S'il admet qu'il est « possible » que Montréal perde le bureau principal de l'agence, M. Pound dit ne voir « aucune raison » d'agir de la sorte. « Les coûts, la qualité de l'administration et l’indépendance du système sportif centré à Lausanne » font partie d'une série d'arguments qui militent en faveur du statu quo. Relocaliser l'agence coûterait « une fortune », ajoute-t-il.
85 emplois en jeu
La porte-parole du bureau de l'AMA à Montréal, Maggie Durand, a confirmé vendredi que le « sujet de la reconduction du contrat actuel liant l’AMA à Montréal [...] sera à l’ordre du jour » dimanche, à Paris.
Elle précise toutefois que l'agence « n’a reçu aucune requête de ses instances dirigeantes quant à un éventuel déménagement du bureau principal ».
Le bureau principal de l’Agence mondiale antidopage (AMA) est établi dans la tour de la Bourse.
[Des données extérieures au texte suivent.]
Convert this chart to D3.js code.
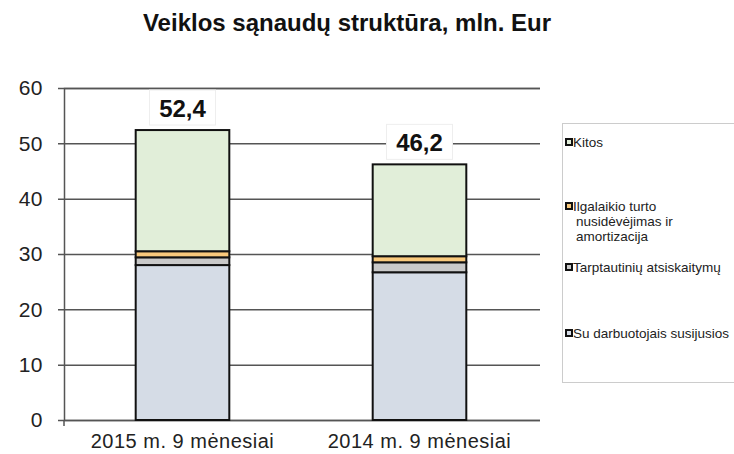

Il compte environ 85 employés à l'heure actuelle.
En mars, le directeur général de l'AMA, Olivier Niggli, avait confié à Radio-Canada (Nouvelle fenêtre) qu’il n’y avait sur son bureau « aucun dossier qui parle du déplacement du siège de l'agence ».
« Rien n'est officiel quant à notre situation après 2021, mais les allégations quant à notre adresse après cette date ne sont que pures spéculations », avait ajouté le porte-parole de l'AMA, Ben Nichols.